** Start Material **

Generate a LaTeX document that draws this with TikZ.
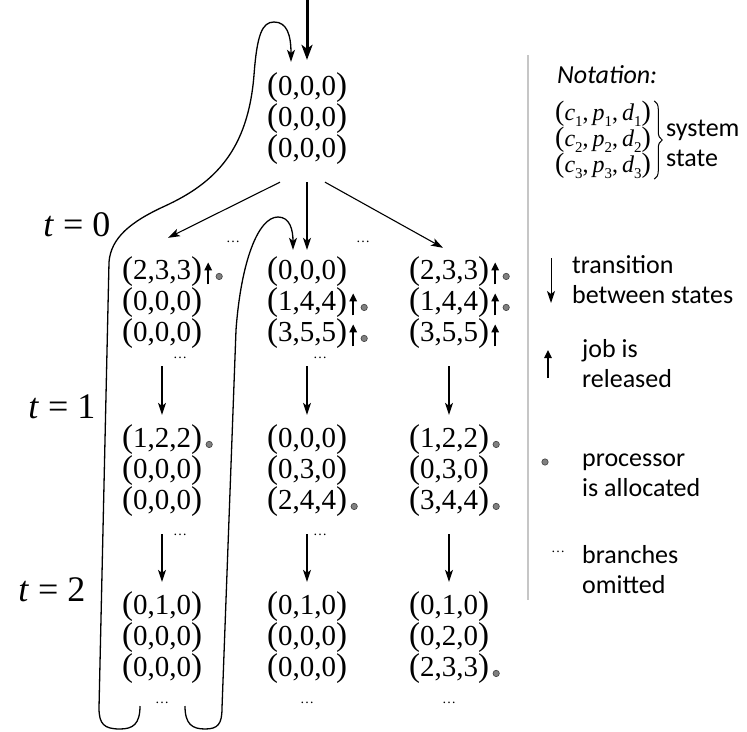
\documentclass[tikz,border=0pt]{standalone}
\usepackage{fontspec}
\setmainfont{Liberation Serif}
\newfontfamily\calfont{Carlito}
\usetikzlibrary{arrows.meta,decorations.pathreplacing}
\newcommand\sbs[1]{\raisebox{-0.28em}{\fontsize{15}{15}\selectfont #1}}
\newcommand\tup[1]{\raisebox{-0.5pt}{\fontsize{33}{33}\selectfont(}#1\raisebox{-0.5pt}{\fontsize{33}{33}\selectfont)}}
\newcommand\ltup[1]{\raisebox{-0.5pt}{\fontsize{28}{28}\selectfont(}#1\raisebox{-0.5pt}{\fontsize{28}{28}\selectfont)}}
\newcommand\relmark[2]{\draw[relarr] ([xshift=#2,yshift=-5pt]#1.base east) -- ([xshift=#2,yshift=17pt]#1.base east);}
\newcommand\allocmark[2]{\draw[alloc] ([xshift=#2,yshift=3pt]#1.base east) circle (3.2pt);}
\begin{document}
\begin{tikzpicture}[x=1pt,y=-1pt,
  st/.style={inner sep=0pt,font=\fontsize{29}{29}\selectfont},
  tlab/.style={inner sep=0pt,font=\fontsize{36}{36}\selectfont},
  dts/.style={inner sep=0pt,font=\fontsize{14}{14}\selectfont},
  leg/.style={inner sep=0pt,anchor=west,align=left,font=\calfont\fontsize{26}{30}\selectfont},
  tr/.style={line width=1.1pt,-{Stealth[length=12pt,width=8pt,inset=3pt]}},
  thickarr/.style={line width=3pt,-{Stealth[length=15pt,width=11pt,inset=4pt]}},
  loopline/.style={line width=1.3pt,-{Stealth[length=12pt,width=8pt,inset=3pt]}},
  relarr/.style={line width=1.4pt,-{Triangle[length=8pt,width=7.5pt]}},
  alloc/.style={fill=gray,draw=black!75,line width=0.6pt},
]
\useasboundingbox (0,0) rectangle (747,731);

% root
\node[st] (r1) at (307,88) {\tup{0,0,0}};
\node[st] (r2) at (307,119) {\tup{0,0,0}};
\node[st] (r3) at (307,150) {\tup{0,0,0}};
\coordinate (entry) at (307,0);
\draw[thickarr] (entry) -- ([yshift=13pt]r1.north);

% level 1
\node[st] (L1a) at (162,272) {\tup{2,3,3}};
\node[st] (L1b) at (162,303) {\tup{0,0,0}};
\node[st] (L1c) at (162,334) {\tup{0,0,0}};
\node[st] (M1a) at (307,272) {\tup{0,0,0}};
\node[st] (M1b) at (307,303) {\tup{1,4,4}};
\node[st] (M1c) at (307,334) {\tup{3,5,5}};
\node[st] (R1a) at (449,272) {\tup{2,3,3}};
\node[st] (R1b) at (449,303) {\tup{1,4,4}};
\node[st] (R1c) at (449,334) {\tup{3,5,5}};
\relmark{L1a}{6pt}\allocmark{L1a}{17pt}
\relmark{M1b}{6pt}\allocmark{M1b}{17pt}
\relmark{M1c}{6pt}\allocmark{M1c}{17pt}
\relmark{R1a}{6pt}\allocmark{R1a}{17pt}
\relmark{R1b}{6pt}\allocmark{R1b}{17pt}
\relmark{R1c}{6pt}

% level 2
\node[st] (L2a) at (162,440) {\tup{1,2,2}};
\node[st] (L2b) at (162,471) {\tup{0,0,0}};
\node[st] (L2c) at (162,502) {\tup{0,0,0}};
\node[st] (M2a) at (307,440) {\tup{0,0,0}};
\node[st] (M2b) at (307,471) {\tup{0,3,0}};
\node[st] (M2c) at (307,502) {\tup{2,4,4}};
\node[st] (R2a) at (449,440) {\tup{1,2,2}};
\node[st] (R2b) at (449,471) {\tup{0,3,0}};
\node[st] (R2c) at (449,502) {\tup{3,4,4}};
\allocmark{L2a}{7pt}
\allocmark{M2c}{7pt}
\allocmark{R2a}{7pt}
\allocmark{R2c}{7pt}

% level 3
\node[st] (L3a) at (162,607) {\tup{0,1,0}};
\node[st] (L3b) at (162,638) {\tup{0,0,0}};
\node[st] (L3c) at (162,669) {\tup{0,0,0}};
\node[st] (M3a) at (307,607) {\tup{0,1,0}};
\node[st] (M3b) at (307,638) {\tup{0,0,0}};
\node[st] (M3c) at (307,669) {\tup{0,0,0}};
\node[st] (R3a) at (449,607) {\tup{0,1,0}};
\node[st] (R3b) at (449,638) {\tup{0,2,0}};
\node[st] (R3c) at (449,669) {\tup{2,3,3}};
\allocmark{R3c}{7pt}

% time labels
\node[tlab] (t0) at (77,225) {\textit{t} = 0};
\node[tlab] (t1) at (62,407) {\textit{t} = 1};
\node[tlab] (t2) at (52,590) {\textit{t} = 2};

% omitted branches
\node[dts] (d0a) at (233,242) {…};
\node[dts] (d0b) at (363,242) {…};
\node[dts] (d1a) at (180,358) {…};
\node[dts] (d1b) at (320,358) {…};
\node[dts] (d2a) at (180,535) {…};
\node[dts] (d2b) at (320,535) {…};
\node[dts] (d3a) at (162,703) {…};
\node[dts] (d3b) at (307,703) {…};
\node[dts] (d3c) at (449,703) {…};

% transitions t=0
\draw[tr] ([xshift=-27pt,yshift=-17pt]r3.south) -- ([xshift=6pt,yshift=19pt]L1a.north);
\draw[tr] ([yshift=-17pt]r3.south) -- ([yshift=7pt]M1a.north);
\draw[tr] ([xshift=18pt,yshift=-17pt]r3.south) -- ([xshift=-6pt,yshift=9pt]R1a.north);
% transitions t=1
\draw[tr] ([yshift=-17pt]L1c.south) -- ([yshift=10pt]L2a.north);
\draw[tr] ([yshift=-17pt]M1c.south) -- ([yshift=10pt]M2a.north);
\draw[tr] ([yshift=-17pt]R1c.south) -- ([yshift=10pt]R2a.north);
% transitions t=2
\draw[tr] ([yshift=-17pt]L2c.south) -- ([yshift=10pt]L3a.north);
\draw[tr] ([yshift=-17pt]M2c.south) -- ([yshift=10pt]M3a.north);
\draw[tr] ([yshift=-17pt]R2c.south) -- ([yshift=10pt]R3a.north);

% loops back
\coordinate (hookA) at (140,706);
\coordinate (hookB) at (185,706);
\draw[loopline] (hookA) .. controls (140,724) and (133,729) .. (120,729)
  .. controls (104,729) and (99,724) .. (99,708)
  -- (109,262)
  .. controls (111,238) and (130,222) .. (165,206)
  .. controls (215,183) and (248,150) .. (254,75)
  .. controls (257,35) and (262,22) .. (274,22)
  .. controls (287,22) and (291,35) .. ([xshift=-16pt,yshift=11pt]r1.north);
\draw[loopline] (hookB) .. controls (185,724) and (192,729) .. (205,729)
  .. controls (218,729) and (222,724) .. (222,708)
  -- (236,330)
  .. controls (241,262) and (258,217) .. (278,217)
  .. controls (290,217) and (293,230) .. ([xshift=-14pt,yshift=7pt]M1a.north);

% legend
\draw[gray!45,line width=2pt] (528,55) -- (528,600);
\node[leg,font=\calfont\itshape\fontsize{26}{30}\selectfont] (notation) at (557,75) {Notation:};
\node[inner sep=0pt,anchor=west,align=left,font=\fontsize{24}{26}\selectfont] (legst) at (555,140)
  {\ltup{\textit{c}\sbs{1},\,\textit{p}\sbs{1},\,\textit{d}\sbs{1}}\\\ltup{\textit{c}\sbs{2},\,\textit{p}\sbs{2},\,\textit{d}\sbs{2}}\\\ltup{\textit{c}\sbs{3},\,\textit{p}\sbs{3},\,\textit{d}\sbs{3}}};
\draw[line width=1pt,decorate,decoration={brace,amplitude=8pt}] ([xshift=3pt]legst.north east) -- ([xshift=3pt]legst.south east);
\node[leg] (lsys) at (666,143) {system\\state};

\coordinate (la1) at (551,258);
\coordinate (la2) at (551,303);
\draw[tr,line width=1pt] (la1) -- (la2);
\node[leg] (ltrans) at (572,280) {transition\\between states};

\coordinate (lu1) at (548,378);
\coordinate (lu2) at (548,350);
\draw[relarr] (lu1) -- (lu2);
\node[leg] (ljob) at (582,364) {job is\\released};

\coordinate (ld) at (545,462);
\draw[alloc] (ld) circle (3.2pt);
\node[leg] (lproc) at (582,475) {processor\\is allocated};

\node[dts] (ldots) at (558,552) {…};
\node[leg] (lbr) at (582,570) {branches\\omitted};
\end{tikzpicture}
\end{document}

** End Material **

Set down again, exactly, the lines of the material above from its first line to the one with "(entry) -- ([yshift=13pt]r1.north);", inclusive. Leave the pictures out.

* [Expected answer]
Generate a LaTeX document that draws this with TikZ.
\documentclass[tikz,border=0pt]{standalone}
\usepackage{fontspec}
\setmainfont{Liberation Serif}
\newfontfamily\calfont{Carlito}
\usetikzlibrary{arrows.meta,decorations.pathreplacing}
\newcommand\sbs[1]{\raisebox{-0.28em}{\fontsize{15}{15}\selectfont #1}}
\newcommand\tup[1]{\raisebox{-0.5pt}{\fontsize{33}{33}\selectfont(}#1\raisebox{-0.5pt}{\fontsize{33}{33}\selectfont)}}
\newcommand\ltup[1]{\raisebox{-0.5pt}{\fontsize{28}{28}\selectfont(}#1\raisebox{-0.5pt}{\fontsize{28}{28}\selectfont)}}
\newcommand\relmark[2]{\draw[relarr] ([xshift=#2,yshift=-5pt]#1.base east) -- ([xshift=#2,yshift=17pt]#1.base east);}
\newcommand\allocmark[2]{\draw[alloc] ([xshift=#2,yshift=3pt]#1.base east) circle (3.2pt);}
\begin{document}
\begin{tikzpicture}[x=1pt,y=-1pt,
  st/.style={inner sep=0pt,font=\fontsize{29}{29}\selectfont},
  tlab/.style={inner sep=0pt,font=\fontsize{36}{36}\selectfont},
  dts/.style={inner sep=0pt,font=\fontsize{14}{14}\selectfont},
  leg/.style={inner sep=0pt,anchor=west,align=left,font=\calfont\fontsize{26}{30}\selectfont},
  tr/.style={line width=1.1pt,-{Stealth[length=12pt,width=8pt,inset=3pt]}},
  thickarr/.style={line width=3pt,-{Stealth[length=15pt,width=11pt,inset=4pt]}},
  loopline/.style={line width=1.3pt,-{Stealth[length=12pt,width=8pt,inset=3pt]}},
  relarr/.style={line width=1.4pt,-{Triangle[length=8pt,width=7.5pt]}},
  alloc/.style={fill=gray,draw=black!75,line width=0.6pt},
]
\useasboundingbox (0,0) rectangle (747,731);

% root
\node[st] (r1) at (307,88) {\tup{0,0,0}};
\node[st] (r2) at (307,119) {\tup{0,0,0}};
\node[st] (r3) at (307,150) {\tup{0,0,0}};
\coordinate (entry) at (307,0);
\draw[thickarr] (entry) -- ([yshift=13pt]r1.north);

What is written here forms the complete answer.